#### REQUIREMENT:
Everything from the line with "Output the Python" down to the line with "from bokeh.resources import INLINE" below must be printed exactly, those two lines included. Exclude pictures.

#### PROVIDED INFORMATION:
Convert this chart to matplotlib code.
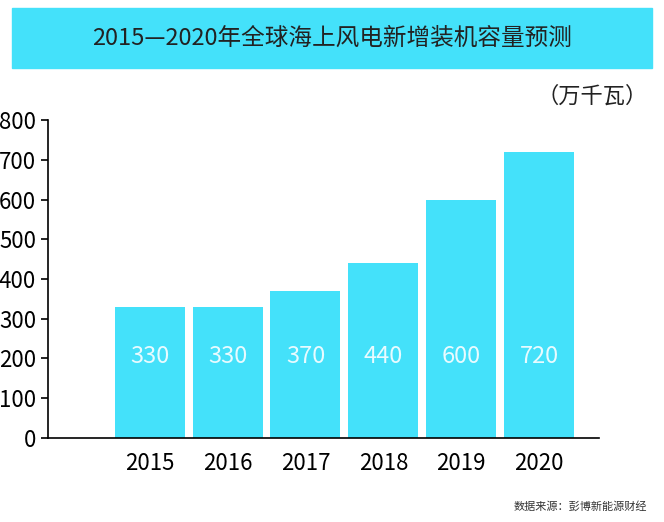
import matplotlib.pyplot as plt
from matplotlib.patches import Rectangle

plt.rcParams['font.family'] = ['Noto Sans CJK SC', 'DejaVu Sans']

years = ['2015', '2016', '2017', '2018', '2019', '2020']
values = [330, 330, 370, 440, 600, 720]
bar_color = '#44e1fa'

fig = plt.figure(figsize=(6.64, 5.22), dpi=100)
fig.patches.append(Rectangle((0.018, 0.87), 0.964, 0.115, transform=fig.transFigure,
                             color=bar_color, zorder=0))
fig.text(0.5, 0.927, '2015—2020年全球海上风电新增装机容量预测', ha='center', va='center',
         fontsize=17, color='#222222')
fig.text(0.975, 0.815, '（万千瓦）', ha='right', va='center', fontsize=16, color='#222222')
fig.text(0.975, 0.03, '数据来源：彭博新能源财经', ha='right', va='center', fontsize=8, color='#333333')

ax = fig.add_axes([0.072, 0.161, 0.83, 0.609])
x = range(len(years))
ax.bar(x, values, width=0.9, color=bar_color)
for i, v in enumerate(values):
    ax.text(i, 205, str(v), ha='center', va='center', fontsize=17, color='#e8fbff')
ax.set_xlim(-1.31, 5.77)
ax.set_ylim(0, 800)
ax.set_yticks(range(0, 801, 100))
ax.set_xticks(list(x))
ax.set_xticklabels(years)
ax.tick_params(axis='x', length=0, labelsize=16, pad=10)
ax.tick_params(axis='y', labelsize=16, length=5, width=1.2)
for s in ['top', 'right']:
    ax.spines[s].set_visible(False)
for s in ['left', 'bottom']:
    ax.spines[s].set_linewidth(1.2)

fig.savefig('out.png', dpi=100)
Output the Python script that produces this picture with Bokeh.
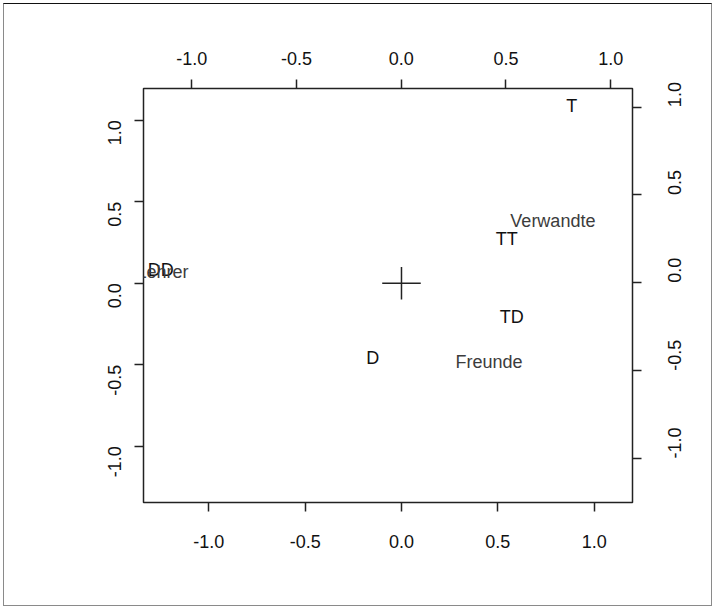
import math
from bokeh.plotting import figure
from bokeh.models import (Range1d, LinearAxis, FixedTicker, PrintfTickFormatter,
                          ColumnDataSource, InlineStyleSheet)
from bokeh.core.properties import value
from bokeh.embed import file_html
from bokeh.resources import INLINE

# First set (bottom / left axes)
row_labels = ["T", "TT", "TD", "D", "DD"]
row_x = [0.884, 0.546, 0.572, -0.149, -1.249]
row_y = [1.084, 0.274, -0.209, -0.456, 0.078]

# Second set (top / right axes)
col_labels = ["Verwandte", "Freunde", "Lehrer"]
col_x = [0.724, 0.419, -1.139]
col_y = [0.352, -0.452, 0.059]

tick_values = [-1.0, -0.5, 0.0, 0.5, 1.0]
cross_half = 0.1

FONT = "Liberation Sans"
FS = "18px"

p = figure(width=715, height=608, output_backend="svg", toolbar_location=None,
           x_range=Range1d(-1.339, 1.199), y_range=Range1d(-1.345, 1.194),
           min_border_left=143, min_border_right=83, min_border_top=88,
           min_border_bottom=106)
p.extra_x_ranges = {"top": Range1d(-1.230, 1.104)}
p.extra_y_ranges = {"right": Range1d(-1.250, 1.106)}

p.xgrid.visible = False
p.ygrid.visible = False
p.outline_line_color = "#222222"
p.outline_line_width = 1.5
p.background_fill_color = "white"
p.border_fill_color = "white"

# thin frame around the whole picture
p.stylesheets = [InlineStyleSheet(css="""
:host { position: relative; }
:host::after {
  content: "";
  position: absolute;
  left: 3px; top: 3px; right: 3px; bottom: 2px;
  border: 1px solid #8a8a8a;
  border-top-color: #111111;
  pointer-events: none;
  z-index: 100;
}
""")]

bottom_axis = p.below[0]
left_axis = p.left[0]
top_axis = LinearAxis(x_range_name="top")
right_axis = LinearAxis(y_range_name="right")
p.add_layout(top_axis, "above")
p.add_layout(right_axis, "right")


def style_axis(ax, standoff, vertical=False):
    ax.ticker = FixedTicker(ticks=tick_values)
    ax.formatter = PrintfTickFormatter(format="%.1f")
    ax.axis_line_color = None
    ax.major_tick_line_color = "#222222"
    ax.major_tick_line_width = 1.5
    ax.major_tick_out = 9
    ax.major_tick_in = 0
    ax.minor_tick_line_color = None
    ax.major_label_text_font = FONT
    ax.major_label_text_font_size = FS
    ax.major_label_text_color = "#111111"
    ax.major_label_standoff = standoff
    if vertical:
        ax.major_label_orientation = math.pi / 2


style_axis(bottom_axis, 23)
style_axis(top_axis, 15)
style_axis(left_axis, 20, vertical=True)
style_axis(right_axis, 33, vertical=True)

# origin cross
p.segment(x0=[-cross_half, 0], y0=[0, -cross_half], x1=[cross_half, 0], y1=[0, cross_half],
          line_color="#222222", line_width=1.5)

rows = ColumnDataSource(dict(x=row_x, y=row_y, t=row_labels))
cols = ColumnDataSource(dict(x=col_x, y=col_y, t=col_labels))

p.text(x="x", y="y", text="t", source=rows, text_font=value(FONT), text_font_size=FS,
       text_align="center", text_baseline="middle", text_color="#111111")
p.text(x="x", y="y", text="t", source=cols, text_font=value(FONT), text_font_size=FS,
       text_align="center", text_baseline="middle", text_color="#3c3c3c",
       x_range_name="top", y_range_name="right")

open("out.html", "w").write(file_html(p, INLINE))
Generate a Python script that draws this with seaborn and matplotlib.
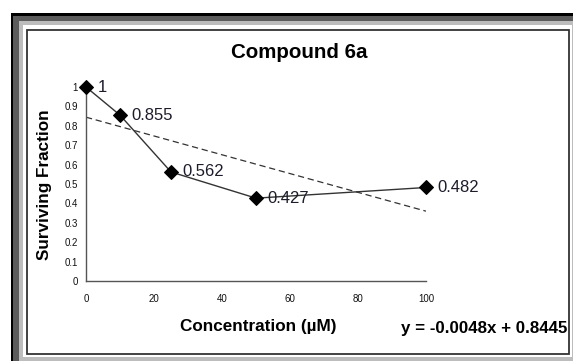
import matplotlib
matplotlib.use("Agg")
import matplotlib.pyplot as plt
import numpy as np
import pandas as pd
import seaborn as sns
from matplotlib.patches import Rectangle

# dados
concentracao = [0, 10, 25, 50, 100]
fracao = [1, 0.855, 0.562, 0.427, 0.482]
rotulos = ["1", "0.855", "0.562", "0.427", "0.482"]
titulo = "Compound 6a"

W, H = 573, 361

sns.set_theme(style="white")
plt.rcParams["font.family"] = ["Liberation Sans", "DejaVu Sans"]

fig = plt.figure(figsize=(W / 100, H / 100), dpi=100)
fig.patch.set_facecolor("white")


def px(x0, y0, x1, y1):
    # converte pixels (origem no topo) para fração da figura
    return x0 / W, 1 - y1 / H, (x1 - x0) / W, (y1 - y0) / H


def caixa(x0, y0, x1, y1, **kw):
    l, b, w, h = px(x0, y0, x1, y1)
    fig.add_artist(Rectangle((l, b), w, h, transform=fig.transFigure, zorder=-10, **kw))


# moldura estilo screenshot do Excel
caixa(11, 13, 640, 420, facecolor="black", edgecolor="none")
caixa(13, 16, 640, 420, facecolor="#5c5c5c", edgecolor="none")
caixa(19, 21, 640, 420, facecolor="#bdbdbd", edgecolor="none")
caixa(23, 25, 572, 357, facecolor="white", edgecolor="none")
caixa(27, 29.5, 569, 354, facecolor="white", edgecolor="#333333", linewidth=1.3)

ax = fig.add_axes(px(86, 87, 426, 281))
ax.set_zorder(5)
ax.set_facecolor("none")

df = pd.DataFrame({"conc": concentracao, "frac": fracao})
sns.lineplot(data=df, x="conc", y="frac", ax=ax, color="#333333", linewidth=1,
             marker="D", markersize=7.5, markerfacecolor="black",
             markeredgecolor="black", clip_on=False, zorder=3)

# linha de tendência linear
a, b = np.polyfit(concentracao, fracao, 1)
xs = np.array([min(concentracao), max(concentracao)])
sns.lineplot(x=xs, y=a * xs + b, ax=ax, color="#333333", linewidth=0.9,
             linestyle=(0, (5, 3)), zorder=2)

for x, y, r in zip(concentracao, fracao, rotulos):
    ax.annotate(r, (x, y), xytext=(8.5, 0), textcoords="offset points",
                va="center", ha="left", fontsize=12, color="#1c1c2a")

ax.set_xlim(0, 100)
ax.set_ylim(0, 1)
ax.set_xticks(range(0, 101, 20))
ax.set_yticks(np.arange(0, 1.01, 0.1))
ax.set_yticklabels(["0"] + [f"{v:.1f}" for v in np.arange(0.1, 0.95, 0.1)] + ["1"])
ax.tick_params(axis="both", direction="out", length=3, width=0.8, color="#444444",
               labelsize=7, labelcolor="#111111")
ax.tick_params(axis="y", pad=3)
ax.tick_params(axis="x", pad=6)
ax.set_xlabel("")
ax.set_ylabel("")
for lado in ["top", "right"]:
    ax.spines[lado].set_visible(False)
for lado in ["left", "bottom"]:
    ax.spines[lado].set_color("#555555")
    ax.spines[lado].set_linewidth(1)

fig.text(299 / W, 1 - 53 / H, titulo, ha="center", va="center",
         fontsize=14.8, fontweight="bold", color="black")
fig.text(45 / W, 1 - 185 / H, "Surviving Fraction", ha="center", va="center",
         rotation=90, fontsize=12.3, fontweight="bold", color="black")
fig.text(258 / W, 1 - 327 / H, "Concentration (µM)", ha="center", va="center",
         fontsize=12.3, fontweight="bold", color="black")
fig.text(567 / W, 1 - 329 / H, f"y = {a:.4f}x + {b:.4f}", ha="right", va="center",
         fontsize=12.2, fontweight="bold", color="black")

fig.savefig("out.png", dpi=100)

#### WRITTEN ANSWER:
Output the Python script that produces this picture with Bokeh.
import math
from bokeh.plotting import figure
from bokeh.models import (Range1d, LinearAxis, FixedTicker, PrintfTickFormatter,
                          ColumnDataSource, InlineStyleSheet)
from bokeh.core.properties import value
from bokeh.embed import file_html
from bokeh.resources import INLINE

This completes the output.